What symptoms really mean you have PMS? Many reliable sources suggest there are over 150 PMS symptoms. Academic studies typically rely on a mere 17 symptoms that are often considered to be the true PMS symptoms. Most women have some idea of what most of those 17 are, including cramping, bloating, irritability, anger, headaches, crying easily, and the like.
A 2011 paper published in the Journal of Women's Health followed 1,081 women who were seeking conventional medical treatment for PMS and attempted to determine which of their symptoms were the most accurate predictors of PMS. That is, which symptoms really distinguished PMS from "not-PMS"? Keep reading and you'll find out what they discovered!
This might seem like a waste of time. After all, if you get crabby and crampy every month a week before your period, you have PMS, right? The problem is two-fold: it turns out that when people have to remember and record symptoms, their memory and accuracy are less than perfect. Apparently, we all have trouble comparing how we feel now to how we felt before; and our criteria for what a symptom is, or what its severity is or was, shifts continuously. So, it's important for researchers to be able to distinguish true PMS from "not-PMS."
An illustration might be in order: let's say our patient "Chantal" has actual clinical depression. It makes her lose interest in her usual activities and she has a tendency to withdraw from others when she's feeling down. And, like almost everyone with some depression, some days are better than others. Let's also say that, for cultural reasons, it's difficult for Chantal to admit depression (many cultures have a social taboo against psychological illness) but easier to admit to a condition that tends to be considered physical, like PMS. Since Chantal's symptoms are worse on some days than others, it's fairly easy to pay closer attention before the period and conclude that that is when the symptoms are occurring the most.
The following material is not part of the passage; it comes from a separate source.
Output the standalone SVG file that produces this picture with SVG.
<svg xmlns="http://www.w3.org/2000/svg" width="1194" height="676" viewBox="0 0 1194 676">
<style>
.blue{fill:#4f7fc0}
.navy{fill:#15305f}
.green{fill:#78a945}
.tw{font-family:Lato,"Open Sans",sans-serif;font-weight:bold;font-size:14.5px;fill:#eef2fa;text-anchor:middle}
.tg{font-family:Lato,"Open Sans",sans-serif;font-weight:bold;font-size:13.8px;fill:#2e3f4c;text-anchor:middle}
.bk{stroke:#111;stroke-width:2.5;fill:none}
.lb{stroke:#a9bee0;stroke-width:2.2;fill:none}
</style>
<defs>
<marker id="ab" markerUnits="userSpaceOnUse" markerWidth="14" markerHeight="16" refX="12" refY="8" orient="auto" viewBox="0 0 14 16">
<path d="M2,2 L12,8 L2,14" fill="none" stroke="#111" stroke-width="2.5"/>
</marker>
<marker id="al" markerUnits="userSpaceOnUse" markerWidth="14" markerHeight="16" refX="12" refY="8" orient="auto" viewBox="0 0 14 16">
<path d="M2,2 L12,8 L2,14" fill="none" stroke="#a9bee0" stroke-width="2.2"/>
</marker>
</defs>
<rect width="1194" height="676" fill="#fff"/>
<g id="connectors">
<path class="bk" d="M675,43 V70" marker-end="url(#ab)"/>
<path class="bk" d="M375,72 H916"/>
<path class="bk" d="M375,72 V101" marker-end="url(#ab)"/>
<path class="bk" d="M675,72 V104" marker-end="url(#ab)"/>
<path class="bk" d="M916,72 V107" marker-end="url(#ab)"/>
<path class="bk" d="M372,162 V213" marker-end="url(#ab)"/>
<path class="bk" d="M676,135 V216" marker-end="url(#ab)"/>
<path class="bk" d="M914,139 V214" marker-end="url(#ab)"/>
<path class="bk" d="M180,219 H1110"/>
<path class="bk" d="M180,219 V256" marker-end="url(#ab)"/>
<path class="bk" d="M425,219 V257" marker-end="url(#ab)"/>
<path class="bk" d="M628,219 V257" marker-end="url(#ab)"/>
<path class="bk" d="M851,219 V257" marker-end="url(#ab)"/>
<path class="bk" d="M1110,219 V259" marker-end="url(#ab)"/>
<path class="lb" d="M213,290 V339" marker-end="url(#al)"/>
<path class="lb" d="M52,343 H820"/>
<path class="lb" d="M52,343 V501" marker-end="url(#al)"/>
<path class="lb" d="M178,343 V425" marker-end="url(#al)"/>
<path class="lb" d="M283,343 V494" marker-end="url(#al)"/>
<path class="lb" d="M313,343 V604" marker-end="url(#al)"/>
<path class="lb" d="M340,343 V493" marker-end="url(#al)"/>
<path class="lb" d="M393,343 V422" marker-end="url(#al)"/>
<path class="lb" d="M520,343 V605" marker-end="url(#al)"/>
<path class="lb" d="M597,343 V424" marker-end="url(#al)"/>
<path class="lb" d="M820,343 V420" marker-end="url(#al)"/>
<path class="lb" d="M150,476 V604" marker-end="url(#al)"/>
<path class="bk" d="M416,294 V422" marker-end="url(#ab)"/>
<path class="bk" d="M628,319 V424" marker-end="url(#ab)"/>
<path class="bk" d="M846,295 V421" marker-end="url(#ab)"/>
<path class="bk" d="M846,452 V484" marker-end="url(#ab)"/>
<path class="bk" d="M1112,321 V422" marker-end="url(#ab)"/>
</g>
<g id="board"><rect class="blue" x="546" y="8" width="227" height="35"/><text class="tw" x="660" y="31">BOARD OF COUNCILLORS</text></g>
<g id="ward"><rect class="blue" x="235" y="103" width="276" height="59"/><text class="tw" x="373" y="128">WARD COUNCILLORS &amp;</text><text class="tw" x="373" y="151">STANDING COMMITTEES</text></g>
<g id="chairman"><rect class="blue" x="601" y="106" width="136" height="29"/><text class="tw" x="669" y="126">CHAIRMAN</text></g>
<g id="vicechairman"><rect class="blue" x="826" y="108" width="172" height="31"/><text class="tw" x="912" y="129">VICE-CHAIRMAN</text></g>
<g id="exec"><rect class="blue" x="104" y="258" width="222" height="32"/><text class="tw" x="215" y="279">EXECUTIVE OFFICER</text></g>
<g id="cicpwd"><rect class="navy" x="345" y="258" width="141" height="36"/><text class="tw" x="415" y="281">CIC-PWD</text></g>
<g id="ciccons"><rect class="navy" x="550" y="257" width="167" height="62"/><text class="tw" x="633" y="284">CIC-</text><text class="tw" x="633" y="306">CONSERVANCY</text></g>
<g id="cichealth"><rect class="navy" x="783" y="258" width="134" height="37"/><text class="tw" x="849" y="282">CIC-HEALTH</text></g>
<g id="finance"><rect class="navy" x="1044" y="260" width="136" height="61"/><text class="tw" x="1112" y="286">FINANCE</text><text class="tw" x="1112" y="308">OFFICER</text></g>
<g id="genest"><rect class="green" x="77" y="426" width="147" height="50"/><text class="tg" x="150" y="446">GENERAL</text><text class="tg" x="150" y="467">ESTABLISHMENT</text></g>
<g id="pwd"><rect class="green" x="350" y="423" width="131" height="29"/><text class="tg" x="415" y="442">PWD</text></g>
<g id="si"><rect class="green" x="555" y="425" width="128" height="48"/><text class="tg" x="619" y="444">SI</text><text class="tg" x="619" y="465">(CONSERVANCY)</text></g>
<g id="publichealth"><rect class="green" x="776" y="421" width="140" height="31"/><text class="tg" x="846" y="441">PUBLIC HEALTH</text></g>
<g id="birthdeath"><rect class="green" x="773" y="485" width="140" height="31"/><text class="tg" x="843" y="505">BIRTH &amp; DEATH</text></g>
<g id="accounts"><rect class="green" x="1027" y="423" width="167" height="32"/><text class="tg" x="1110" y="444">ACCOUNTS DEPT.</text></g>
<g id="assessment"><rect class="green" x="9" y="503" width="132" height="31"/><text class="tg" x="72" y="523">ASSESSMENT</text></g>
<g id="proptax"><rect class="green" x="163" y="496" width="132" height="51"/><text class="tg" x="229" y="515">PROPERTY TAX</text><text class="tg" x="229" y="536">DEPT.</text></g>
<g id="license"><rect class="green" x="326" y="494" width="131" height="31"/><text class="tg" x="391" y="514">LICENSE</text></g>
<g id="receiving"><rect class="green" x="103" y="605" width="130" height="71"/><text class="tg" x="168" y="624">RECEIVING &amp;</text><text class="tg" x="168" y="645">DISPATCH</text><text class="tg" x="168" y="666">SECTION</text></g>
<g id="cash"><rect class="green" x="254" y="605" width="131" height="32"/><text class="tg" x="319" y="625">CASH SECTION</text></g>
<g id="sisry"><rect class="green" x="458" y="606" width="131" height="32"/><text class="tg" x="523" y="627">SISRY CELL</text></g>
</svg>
Chantal probably isn't aware of her own cultural bias either, so she does not have an objective view of her own symptoms.
A doctor or researcher, who wants to help other doctors and researchers treat and investigate PMS, needs to have a way to distinguish PMS from clinical depression that could be mistaken for PMS. In conventional medicine, most treatments are drugs that have side effects and have the potential to cause bigger problems than they solve, so it's important to get the right fit between the diagnosis and the treatment. And, suggesting therapy or counseling to someone who has PMS—a biochemical disorder—rather than depression might end up being pretty frustrating for everyone!
So, back to the study. These researchers found that just six symptoms worked as well as the full 17 symptoms to distinguish PMS from "not PMS."
Those six symptoms: food cravings; cramps; anxiety/tension; mood swings; decreased interest in usual activities; and aches. These symptoms probably sound very familiar to anyone who has, or has had, PMS. Interestingly, this study found that food cravings were the most reliable indicator of PMS.
Does this mean that if your symptoms aren't on this list, you don't have PMS? Not at all. If you have (to pick a few symptoms that were not part of the six) premenstrual headaches, fatigue, irritability, and sadness most months, and these symptoms interfere with your life, you almost certainly do have PMS. What this research tells us is that those six symptoms, when they occur before the period, are very accurate predictors of PMS.
You might have read all this, and still think: "This is silly. What does it matter which six or nine or 18 symptoms I have? They happen every month before my period, so it must be PMS. Duh!" To that, we can only say, this is how medical research works. It's not perfect. It never correctly predicts anything with 100% accuracy. Over time, though, if enough studies can look at a similar set of circumstances from several different angles, we end up with a very accurate sense of what is going on.